Saturday, 7 July 2018

The Invisible Woman

Whoever we're with, we're alone.
Set in 1850's England, this is a largely true (from what I can gather) story of Charles Dickens, his writings, readings and performances on the circuit of the day, dovetailing with a view of his personal life, family and more significantly, relationship with a young mistress.

The film was also very much a snapshot of a time where more privileged people amused themselves with art and social engagements instead of having to work for a living. Where manners were more important than money, honest expression of thoughts, feelings and emotions. Where values and the result of fame had a direct consequence for those embracing it in levels of freedom, happiness and contentment.

But it's also a sad tale of the wife of Charles Dickens, played by Joanna Scanlan, having provided him with the vessel to attain a flock of children, then cast aside for a younger model. And she stole the show, for me. She was only in a few scenes but they were emotional, poignant and considered. She was very convincing and I think very good actor.

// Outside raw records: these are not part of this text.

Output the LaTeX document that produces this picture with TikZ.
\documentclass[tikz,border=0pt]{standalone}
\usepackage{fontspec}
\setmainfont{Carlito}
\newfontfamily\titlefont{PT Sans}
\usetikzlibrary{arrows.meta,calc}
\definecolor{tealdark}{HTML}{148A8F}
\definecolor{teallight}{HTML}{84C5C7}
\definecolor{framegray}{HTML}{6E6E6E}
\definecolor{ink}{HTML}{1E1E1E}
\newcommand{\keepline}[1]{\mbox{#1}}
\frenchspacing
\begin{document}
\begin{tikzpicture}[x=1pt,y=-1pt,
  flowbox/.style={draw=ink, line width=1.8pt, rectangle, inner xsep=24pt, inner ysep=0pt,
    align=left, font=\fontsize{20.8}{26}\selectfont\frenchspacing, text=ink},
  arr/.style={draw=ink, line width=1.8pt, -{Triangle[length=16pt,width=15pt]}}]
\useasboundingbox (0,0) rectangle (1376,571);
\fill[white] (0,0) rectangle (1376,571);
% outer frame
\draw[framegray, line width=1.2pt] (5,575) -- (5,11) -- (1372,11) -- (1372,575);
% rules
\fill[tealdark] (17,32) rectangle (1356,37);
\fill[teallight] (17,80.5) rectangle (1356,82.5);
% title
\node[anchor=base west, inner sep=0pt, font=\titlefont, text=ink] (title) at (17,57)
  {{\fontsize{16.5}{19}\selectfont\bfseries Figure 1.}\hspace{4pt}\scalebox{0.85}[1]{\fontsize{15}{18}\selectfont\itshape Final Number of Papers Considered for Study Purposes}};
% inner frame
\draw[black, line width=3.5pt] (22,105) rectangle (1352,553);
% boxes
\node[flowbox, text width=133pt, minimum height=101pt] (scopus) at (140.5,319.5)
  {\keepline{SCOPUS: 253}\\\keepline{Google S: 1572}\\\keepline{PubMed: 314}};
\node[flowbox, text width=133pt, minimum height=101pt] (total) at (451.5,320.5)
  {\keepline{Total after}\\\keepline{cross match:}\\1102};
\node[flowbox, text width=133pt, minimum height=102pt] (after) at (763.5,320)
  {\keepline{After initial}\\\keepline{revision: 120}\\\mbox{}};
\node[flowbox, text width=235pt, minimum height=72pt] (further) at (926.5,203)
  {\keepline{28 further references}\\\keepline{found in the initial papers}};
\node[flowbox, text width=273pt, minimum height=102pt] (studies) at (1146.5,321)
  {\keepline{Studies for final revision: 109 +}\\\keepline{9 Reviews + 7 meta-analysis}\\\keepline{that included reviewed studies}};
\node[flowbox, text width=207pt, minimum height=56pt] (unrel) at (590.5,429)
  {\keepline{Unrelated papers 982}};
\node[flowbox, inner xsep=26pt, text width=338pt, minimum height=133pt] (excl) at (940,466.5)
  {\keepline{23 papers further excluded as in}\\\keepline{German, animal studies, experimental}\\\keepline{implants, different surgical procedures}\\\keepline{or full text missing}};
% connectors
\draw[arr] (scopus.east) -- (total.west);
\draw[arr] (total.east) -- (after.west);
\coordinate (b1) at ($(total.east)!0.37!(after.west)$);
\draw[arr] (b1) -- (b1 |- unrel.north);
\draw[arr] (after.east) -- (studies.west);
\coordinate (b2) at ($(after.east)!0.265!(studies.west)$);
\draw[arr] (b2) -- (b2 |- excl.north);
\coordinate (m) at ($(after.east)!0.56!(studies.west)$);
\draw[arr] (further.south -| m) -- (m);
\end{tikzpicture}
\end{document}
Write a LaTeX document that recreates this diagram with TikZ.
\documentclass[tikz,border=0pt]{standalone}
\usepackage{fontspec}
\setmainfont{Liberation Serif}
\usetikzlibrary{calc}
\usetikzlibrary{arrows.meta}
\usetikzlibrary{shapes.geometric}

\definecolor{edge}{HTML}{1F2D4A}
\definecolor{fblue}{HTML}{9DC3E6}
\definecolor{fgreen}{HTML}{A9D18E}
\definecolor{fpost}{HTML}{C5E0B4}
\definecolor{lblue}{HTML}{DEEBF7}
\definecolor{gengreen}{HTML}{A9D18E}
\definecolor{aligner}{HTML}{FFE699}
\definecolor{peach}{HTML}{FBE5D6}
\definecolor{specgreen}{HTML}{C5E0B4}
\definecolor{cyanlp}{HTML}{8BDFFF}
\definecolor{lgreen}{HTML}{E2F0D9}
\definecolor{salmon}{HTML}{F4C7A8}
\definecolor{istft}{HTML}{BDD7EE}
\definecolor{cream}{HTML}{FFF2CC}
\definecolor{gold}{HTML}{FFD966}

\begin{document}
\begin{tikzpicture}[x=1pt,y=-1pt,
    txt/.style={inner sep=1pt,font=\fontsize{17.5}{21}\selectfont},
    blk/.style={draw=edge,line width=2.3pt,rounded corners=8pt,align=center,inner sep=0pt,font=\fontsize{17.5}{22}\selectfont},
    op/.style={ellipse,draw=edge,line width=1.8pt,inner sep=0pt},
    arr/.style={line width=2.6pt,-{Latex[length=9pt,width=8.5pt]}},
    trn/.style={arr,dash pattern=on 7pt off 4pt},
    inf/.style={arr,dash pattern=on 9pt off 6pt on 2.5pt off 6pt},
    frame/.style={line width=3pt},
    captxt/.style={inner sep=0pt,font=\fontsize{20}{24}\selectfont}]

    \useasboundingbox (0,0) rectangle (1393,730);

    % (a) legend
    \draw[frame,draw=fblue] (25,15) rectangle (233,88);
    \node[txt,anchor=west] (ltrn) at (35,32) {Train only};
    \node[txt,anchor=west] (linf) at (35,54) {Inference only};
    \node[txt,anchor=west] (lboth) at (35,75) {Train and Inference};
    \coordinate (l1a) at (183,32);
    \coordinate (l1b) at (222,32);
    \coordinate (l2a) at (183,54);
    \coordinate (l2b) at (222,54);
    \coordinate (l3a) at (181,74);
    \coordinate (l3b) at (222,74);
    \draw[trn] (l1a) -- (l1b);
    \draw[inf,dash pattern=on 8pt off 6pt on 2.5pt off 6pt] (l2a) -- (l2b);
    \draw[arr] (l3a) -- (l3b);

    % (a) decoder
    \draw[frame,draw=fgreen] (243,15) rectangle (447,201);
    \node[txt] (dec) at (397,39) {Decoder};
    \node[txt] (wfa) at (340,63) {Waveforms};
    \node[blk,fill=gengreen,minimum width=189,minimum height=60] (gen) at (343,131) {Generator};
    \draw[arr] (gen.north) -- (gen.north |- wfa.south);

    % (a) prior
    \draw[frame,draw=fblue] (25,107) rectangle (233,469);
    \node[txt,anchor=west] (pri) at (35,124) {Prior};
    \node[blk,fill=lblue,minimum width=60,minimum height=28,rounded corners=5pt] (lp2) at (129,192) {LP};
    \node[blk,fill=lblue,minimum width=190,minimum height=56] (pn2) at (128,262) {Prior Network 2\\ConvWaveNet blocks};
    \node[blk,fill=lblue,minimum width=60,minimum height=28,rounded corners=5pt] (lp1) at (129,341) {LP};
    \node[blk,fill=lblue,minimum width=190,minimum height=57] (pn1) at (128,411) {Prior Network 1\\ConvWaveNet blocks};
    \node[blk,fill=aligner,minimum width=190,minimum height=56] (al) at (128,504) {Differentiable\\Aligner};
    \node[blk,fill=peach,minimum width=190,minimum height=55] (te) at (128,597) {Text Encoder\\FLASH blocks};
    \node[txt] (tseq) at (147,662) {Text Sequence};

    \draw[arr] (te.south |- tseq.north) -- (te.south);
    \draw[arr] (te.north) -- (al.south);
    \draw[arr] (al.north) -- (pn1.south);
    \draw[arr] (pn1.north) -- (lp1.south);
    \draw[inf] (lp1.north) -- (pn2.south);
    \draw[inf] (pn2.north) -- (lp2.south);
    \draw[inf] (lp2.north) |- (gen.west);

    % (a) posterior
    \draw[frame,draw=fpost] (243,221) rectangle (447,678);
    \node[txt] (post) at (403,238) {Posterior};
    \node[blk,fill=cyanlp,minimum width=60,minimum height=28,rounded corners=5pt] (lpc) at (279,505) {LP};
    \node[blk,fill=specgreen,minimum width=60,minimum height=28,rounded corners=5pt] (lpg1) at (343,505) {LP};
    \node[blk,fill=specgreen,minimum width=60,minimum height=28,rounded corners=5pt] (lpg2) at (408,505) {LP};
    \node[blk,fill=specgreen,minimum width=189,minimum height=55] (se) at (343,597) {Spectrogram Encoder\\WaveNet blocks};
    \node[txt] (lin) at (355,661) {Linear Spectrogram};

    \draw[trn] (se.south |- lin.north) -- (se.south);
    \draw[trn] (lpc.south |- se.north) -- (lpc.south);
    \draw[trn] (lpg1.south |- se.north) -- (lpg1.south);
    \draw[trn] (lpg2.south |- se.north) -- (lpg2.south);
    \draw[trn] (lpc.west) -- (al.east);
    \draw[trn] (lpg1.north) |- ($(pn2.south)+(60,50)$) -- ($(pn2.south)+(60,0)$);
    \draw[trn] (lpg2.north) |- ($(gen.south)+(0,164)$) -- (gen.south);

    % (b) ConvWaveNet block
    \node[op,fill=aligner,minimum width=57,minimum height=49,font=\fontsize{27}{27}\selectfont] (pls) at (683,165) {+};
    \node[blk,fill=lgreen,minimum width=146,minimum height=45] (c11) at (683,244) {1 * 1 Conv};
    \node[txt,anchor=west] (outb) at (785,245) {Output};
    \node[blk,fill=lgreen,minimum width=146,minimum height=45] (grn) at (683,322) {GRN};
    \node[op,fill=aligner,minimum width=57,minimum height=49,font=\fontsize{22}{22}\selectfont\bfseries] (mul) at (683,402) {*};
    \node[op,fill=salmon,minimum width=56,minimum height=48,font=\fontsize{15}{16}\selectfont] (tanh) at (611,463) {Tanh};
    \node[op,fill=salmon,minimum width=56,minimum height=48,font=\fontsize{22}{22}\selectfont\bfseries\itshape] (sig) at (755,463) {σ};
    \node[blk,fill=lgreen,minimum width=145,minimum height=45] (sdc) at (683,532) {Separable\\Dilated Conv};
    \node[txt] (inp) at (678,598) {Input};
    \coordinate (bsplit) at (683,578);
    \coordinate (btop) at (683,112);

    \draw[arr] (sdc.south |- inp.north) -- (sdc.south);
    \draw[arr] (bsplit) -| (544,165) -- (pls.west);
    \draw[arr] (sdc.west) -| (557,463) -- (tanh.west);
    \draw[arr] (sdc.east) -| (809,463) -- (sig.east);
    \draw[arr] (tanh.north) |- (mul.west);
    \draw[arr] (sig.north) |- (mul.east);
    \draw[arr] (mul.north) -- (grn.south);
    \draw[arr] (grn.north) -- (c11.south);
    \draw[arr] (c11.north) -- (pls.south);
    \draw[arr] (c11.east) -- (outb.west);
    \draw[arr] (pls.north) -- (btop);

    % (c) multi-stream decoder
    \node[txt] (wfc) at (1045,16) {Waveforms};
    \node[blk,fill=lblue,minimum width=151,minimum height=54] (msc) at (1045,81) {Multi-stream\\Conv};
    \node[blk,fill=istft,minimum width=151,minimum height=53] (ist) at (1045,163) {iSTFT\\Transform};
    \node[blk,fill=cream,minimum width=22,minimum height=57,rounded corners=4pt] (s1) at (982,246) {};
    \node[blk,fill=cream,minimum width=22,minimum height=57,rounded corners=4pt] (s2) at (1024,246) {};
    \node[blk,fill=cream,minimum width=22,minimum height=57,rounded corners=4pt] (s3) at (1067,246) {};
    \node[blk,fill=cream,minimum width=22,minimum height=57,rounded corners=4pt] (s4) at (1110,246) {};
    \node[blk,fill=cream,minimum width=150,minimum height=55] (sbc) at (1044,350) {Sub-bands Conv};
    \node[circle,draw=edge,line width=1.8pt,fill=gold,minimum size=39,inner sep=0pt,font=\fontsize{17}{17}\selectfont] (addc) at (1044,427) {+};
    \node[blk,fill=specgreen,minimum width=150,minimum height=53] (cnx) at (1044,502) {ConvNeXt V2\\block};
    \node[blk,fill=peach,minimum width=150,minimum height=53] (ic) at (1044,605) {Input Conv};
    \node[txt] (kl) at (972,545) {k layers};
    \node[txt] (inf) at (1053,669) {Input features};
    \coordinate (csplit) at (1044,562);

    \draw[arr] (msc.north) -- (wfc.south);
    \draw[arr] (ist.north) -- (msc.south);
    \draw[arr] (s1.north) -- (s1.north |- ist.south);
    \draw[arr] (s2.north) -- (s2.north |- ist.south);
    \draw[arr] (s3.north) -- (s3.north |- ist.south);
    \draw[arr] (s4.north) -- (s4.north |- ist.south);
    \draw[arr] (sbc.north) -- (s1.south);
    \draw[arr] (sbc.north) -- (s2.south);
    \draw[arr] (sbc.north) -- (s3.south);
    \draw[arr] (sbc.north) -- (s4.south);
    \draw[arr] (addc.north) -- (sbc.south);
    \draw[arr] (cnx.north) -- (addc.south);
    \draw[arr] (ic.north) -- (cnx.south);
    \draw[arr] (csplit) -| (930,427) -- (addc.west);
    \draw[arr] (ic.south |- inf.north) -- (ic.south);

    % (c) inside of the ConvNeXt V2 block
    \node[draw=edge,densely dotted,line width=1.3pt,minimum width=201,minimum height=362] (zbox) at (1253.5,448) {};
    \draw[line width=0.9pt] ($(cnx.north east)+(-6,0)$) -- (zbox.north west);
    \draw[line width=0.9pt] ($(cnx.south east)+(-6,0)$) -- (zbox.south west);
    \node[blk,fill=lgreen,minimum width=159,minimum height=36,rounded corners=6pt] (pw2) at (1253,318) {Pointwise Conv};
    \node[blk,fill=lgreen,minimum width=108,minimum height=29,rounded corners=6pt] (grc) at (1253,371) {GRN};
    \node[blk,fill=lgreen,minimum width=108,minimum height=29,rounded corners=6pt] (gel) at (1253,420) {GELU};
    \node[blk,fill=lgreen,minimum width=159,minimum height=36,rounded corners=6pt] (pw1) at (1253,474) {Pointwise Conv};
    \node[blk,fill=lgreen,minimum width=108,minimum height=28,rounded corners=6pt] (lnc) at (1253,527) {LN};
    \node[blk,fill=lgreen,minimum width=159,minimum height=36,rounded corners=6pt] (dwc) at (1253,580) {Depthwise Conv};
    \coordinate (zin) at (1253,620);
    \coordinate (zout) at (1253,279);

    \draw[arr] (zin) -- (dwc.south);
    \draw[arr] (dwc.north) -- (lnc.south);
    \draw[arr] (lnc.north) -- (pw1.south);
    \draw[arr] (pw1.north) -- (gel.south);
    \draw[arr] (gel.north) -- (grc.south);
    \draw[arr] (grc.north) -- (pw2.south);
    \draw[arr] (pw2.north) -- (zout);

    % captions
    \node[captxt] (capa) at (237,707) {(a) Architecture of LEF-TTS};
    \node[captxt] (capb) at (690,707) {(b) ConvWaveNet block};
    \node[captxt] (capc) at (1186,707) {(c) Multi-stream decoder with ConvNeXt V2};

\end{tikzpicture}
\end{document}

Ralph Fiennes, who also directed, didn't really stretch himself in this outing unlike Felicity Jones who, from what else I've seen of her in other films, certainly did. She grasped the role of the mistress and devoured it. The film's best moments were the emotional close-up scenes between the main players and they were executed beautifully, where silence and extended pause was not feared, but embraced for dramatic effect.

The film was beautifully shot. Close up scenes thoughtful and well composed, long shots often with focus thrown out. The settings are colourless and dour, which I guess is a reflection of the time. It's a bit of a slow-burner but certainly well worthy of a Sunday afternoon viewing.